Crypto exchange Bybit says a hacker took control of one of its cold Ethereum wallets, resulting in what analysts estimate was the loss of ~$1.5B worth of tokens
They'll just roll back the blockchain. Ethereum is a centrally controlled cryptocurrency, though its fans claim otherwise. It's been rolled back before.
This is either a person who hasn't followed ETH since 2016 or is intentionally spreading misinformation.
It HAS been rolled back once, when the blockchain was in its infancy. But to say that it is still "centrally controlled" suggests having no idea what has happened in the 9 years since.
Anybody who keeps their money on an exchange any longer than necessary is just asking for trouble. An exchange is like a public toilet. You get in, you shit, and you get the fuck out. You don't hang around in a public toilet.
It's a common misconception that a "cold wallet" is offline. It's still on the blockchain like any other wallet, it's just the keys that aren't on any network-connected computer.
It appears that in this case hackers managed to trick Bybit employees into entering the keys into a fake UI that gave the hackers access to them.
Do I understand this correctly, then, that this was some sort of MITM attack where valid requests to the multisig parties were replaced by malicious code while still appearing to be valid to the signers? That must be an inside job.
And this is the first time I have heard the word "musked" in this context.....
What I don't quite understand is how there is 1.5 billion in a single wallet. Or how are these things structured?
This article puts their total assets under management at $15.7b, which are held in different cryptocurrencies with ethereum at just above $5b.
So I am wondering how they have more than 1/6 of their Ethereum in a single wallet or were these multiple that were connected and got compromised through the same vulnerability? How expensive is it to have more individual wallets? Would it not be feasible to have it split in something like $100m chunks? Or any other more moderate size.
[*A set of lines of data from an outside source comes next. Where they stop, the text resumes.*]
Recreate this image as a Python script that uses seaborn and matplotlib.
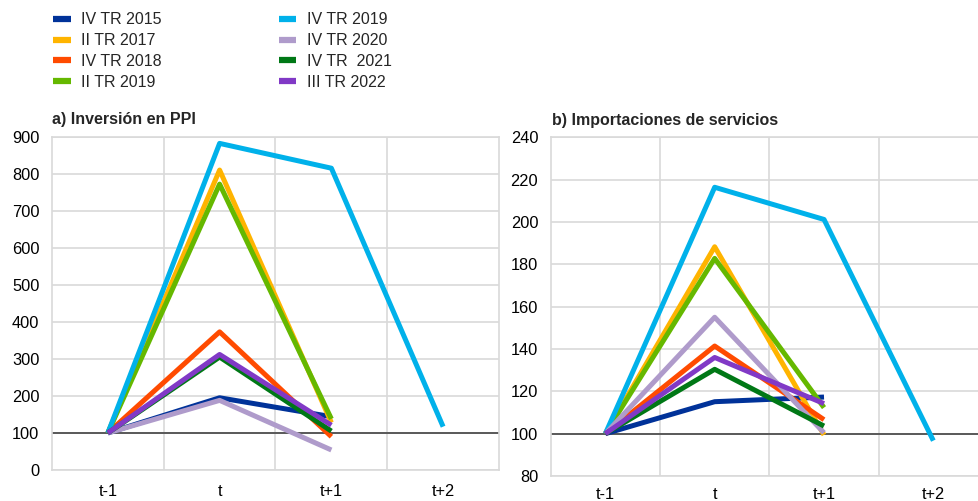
import matplotlib
matplotlib.use("Agg")
import matplotlib.pyplot as plt
import seaborn as sns
import pandas as pd
import numpy as np

# horizon labels
periods = ["t-1", "t", "t+1", "t+2"]

series = ["IV TR 2015", "II TR 2017", "IV TR 2018", "II TR 2019",
          "IV TR 2019", "IV TR 2020", "IV TR  2021", "III TR 2022"]
colors = ["#003299", "#FFB400", "#FF4B00", "#65B800",
          "#00B1EA", "#AF9BCB", "#007816", "#8139C6"]

# a) Inversión en PPI
ppi = {
    "IV TR 2015": [100, 195, 144, None],
    "II TR 2017": [100, 810, 128, None],
    "IV TR 2018": [100, 373, 90, None],
    "II TR 2019": [100, 772, 138, None],
    "IV TR 2019": [100, 882, 815, 117],
    "IV TR 2020": [100, 188, 54, None],
    "IV TR  2021": [100, 305, 105, None],
    "III TR 2022": [100, 312, 121, None],
}

# b) Importaciones de servicios
imports = {
    "IV TR 2015": [100, 115.1, 117.3, None],
    "II TR 2017": [100, 188.3, 99.4, None],
    "IV TR 2018": [100, 141.4, 106.6, None],
    "II TR 2019": [100, 182.8, 112.3, None],
    "IV TR 2019": [100, 216.4, 201.2, 96.7],
    "IV TR 2020": [100, 155.0, 100.4, None],
    "IV TR  2021": [100, 130.4, 103.6, None],
    "III TR 2022": [100, 136.0, 114.2, None],
}


def to_long(data):
    rows = []
    for name in series:
        for i, v in enumerate(data[name]):
            if v is not None:
                rows.append({"serie": name, "pos": i, "valor": v})
    return pd.DataFrame(rows)


sns.set_style("white")
plt.rcParams["font.family"] = ["Liberation Sans", "DejaVu Sans"]
grid_col = "#d9d9d9"
palette = dict(zip(series, colors))

fig = plt.figure(figsize=(9.79, 5.01), dpi=100)
ax1 = fig.add_axes([0.0531, 0.0619, 0.4566, 0.6652])
ax2 = fig.add_axes([0.5625, 0.0499, 0.4467, 0.6760])


def style_axis(ax, df, yticks, title, xpad):
    sns.lineplot(data=df, x="pos", y="valor", hue="serie", hue_order=series,
                 palette=palette, linewidth=3.6, legend=False, ax=ax,
                 solid_capstyle="butt", zorder=3)
    ax.set_xlim(-0.5, 3.5)
    ax.set_ylim(yticks[0], yticks[-1])
    ax.set_yticks(yticks)
    ax.set_xticks(range(len(periods)))
    ax.set_xticklabels(periods)
    ax.set_xticks([0.5, 1.5, 2.5], minor=True)
    ax.grid(True, which="major", axis="y", color=grid_col, lw=1.2)
    ax.grid(True, which="minor", axis="x", color=grid_col, lw=1.2)
    ax.grid(False, which="major", axis="x")
    ax.set_axisbelow(True)
    ax.axhline(100, color="#595959", lw=1.4, zorder=2)
    for s in ax.spines.values():
        s.set_color(grid_col)
        s.set_linewidth(1.2)
    ax.tick_params(axis="both", which="both", length=0, labelsize=11.8,
                   colors="#000000")
    ax.tick_params(axis="y", pad=9)
    ax.tick_params(axis="x", pad=xpad)
    ax.set_xlabel("")
    ax.set_ylabel("")
    ax.text(0.0, 1.03, title, transform=ax.transAxes, fontsize=11.5,
            fontweight="bold", ha="left", va="bottom")


style_axis(ax1, to_long(ppi), list(range(0, 1000, 100)),
           "a) Inversión en PPI", 10)
style_axis(ax2, to_long(imports), list(range(80, 260, 20)),
           "b) Importaciones de servicios", 8)
ax2.texts[0].set_position((0.002, 1.028))

handles = [plt.Line2D([], [], color=c, lw=4.5, solid_capstyle="butt") for c in colors]
fig.legend(handles, series, loc="upper left", ncol=2,
           bbox_to_anchor=(53 / 979, 1 - 12.5 / 501), frameon=False,
           fontsize=11.5, handlelength=1.1, handletextpad=0.68,
           columnspacing=7.3, labelspacing=0.36, borderpad=0,
           borderaxespad=0)

fig.savefig("out.png", dpi=100)
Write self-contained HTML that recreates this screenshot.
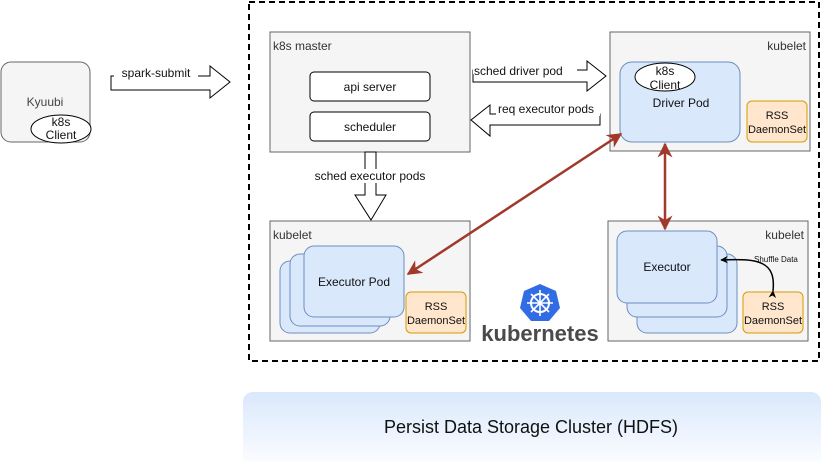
<!DOCTYPE html>
<html><head><meta charset="utf-8"><style>
html,body{margin:0;padding:0;background:#fff}
svg text{font-family:"Liberation Sans",sans-serif;fill:#111}
</style></head><body>
<svg width="822" height="462" viewBox="0 0 822 462" xmlns="http://www.w3.org/2000/svg">
<defs>
<linearGradient id="g" x1="0" y1="0" x2="0" y2="1"><stop offset="0" stop-color="#dae8fc"/><stop offset="1" stop-color="#fff"/></linearGradient>
<marker id="ar" viewBox="0 0 10 10" refX="9" refY="5" markerWidth="6" markerHeight="6" orient="auto-start-reverse"><path d="M0,0 L10,5 L0,10 L3,5 z" fill="#a0392c"/></marker>
<marker id="bk" viewBox="0 0 10 10" refX="9" refY="5" markerWidth="5" markerHeight="5" orient="auto"><path d="M0,0 L10,5 L0,10 L3,5 z" fill="#000"/></marker>
</defs>
<rect x="249" y="2" width="570" height="359" fill="none" stroke="#000" stroke-width="2" stroke-dasharray="6,4"/>
<rect x="1" y="62" width="89" height="80" rx="10" fill="#f5f5f5" stroke="#666"/>
<text x="45" y="106" font-size="12" text-anchor="middle" style="fill:#444">Kyuubi</text>
<ellipse cx="61" cy="129" rx="30" ry="14" fill="#fff" stroke="#000"/>
<text x="61" y="126" font-size="12" text-anchor="middle">k8s</text>
<text x="61" y="139" font-size="12" text-anchor="middle">Client</text>
<path d="M111,76 H210 V66 L230,82 L210,98 V90 H111 Z" fill="#fff" stroke="#000"/>
<rect x="114" y="66" width="84" height="12" fill="#fff"/>
<text x="156" y="77" font-size="12" text-anchor="middle">spark-submit</text>
<rect x="270" y="32" width="200" height="120" fill="#f5f5f5" stroke="#666"/>
<text x="273" y="50" font-size="12" style="fill:#333">k8s master</text>
<rect x="310" y="72" width="120" height="29" rx="4" fill="#fff" stroke="#000"/>
<text x="370" y="91" font-size="12" text-anchor="middle">api server</text>
<rect x="310" y="112" width="120" height="29" rx="4" fill="#fff" stroke="#000"/>
<text x="370" y="131" font-size="12" text-anchor="middle">scheduler</text>
<path d="M473,70 H587 V61 L606,76 L587,91 V82 H473 Z" fill="#fff" stroke="#000"/>
<rect x="473" y="62" width="104" height="12" fill="#fff"/>
<text x="474" y="75" font-size="12">sched driver pod</text>
<path d="M600,125 H490 V136 L471,120 L490,105 V114 H600 Z" fill="#fff" stroke="#000"/>
<rect x="496" y="102" width="104" height="14" fill="#fff"/>
<text x="498" y="113" font-size="12">req executor pods</text>
<path d="M365,152 H376 V195 H386 L371,220 L355,195 H365 Z" fill="#fff" stroke="#000"/>
<rect x="305" y="169" width="130" height="14" fill="#fff"/>
<text x="370" y="180" font-size="12" text-anchor="middle">sched executor pods</text>
<rect x="610" y="32" width="200" height="119" fill="#f5f5f5" stroke="#666"/>
<text x="806" y="50" font-size="12" text-anchor="end" style="fill:#333">kubelet</text>
<rect x="620" y="62" width="120" height="80" rx="12" fill="#dae8fc" stroke="#6c8ebf"/>
<ellipse cx="665" cy="77" rx="30" ry="14" fill="#fff" stroke="#000"/>
<text x="665" y="75" font-size="12" text-anchor="middle">k8s</text>
<text x="665" y="89" font-size="12" text-anchor="middle">Client</text>
<text x="681" y="107" font-size="12" text-anchor="middle">Driver Pod</text>
<rect x="747" y="101" width="60" height="41" rx="5" fill="#ffe6cc" stroke="#d79b00"/>
<text x="777" y="119" font-size="11" text-anchor="middle">RSS</text>
<text x="777" y="133" font-size="11" text-anchor="middle">DaemonSet</text>
<rect x="270" y="221" width="200" height="120" fill="#f5f5f5" stroke="#666"/>
<text x="273" y="239" font-size="12" style="fill:#333">kubelet</text>
<rect x="280" y="261" width="100" height="72" rx="10" fill="#dae8fc" stroke="#6c8ebf"/>
<rect x="290" y="254" width="100" height="72" rx="10" fill="#dae8fc" stroke="#6c8ebf"/>
<rect x="304" y="246" width="100" height="71" rx="10" fill="#dae8fc" stroke="#6c8ebf"/>
<text x="354" y="286" font-size="12" text-anchor="middle">Executor Pod</text>
<rect x="406" y="292" width="60" height="41" rx="5" fill="#ffe6cc" stroke="#d79b00"/>
<text x="436" y="310" font-size="11" text-anchor="middle">RSS</text>
<text x="436" y="324" font-size="11" text-anchor="middle">DaemonSet</text>
<rect x="608" y="221" width="200" height="120" fill="#f5f5f5" stroke="#666"/>
<text x="804" y="239" font-size="12" text-anchor="end" style="fill:#333">kubelet</text>
<rect x="637" y="254" width="100" height="79" rx="10" fill="#dae8fc" stroke="#6c8ebf"/>
<rect x="627" y="246" width="100" height="71" rx="10" fill="#dae8fc" stroke="#6c8ebf"/>
<rect x="617" y="231" width="100" height="72" rx="10" fill="#dae8fc" stroke="#6c8ebf"/>
<text x="667" y="271" font-size="12" text-anchor="middle">Executor</text>
<rect x="743" y="292" width="60" height="41" rx="5" fill="#ffe6cc" stroke="#d79b00"/>
<text x="773" y="310" font-size="11" text-anchor="middle">RSS</text>
<text x="773" y="324" font-size="11" text-anchor="middle">DaemonSet</text>
<text x="754" y="262" font-size="8">Shuffle Data</text>
<path d="M773,291 C776,262 760,258 721,260" fill="none" stroke="#000" stroke-width="1.5" marker-end="url(#bk)" marker-start="url(#bk)"/>
<line x1="621" y1="134" x2="408" y2="274" stroke="#a0392c" stroke-width="2.5" marker-start="url(#ar)" marker-end="url(#ar)"/>
<line x1="665" y1="144" x2="665" y2="229" stroke="#a0392c" stroke-width="2.5" marker-start="url(#ar)" marker-end="url(#ar)"/>
<polygon points="540,284 556,291 560,308 549,321 531,321 520,308 524,291" fill="#326ce5"/>
<circle cx="540" cy="303" r="9" fill="none" stroke="#fff" stroke-width="2"/>
<g stroke="#fff" stroke-width="1.6"><line x1="540" y1="290" x2="540" y2="316"/><line x1="527" y1="303" x2="553" y2="303"/><line x1="531" y1="294" x2="549" y2="312"/><line x1="549" y1="294" x2="531" y2="312"/></g>
<text x="540" y="341" font-size="22" font-weight="bold" text-anchor="middle" style="fill:#4a4a4a">kubernetes</text>
<rect x="243" y="392" width="578" height="80" rx="10" fill="url(#g)"/>
<text x="531" y="433" font-size="18" text-anchor="middle">Persist Data Storage Cluster (HDFS)</text>
</svg>
</body></html>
Making more wallets would cost nothing more than a few hundred bytes of storage each for the keys. I have no idea why they wouldn't have split their funds into evenly sized wallets of, say, $1M each.
Seriously, who calls their online banking type site bye bit?
Having said that, I'll just go ahead and assume their security was barely existent, as per usual. I wonder if their CTO was actually s music teacher too.
This is the same hacker group that performed the Bangladesh Bank robbery, that attack the almost stole 1 billion, the only reason they got flagged was a typo. They did manage to steal 81 million though. Byebit does seem to have bad security though compared to Bangladesh bank.
I'm not sure I understand the question... Do you think the market value of these coins is made up (as in not directly related to demand), and you can't actually go onto an exchange and trade it for actual USD? Because of course you can.